The Sherlock Holmes author built the property 1897 and it was where he wrote some of his best-known works, including The Hound of the Baskervilles.

The future of the building has been in doubt since 2004 when a hotel which occupied it closed.

Campaigners and historians fought to keep it as a single building or have it restored as a museum but developer Fossway was eventually granted planning permission.

Sir Arthur Conan Doyle Sir Arthur Conan Doyle built Undershaw in 1897 and wrote some of his best-known works there

Under the plans, the main house will be converted into three homes and a second wing will be built to provide five town houses.

The signatories of an open letter to Mr Hunt also include entertainer Uri Geller and the former head of the Arts Council of England, Sir Christopher Frayling.

In it, they call on Mr Hunt to review the decision to permit the redevelopment of Undershaw.

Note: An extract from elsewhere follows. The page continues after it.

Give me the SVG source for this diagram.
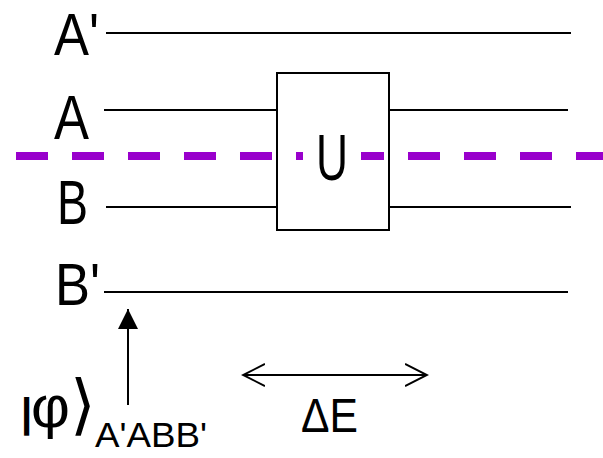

They say that before the general election in May, he indicated that he would support a change of listing for Undershaw to give it better protection.

They say they now want him to work closely with the council to find a more acceptable solution to preserve the building.

In a statement on 14 June, Mr Hunt said he backed supporters who were seeking listed status for the stable and well in the grounds which were under threat in the plans.

He said: "I am disappointed that the house will not be kept as it is. Undershaw is an important part of Hindhead and of historic significance.

"I hope the supporters will get listed status for certain parts of the house and hope that this will help preserve some of this extremely valuable building which means so much to Conan Doyle fans and local residents."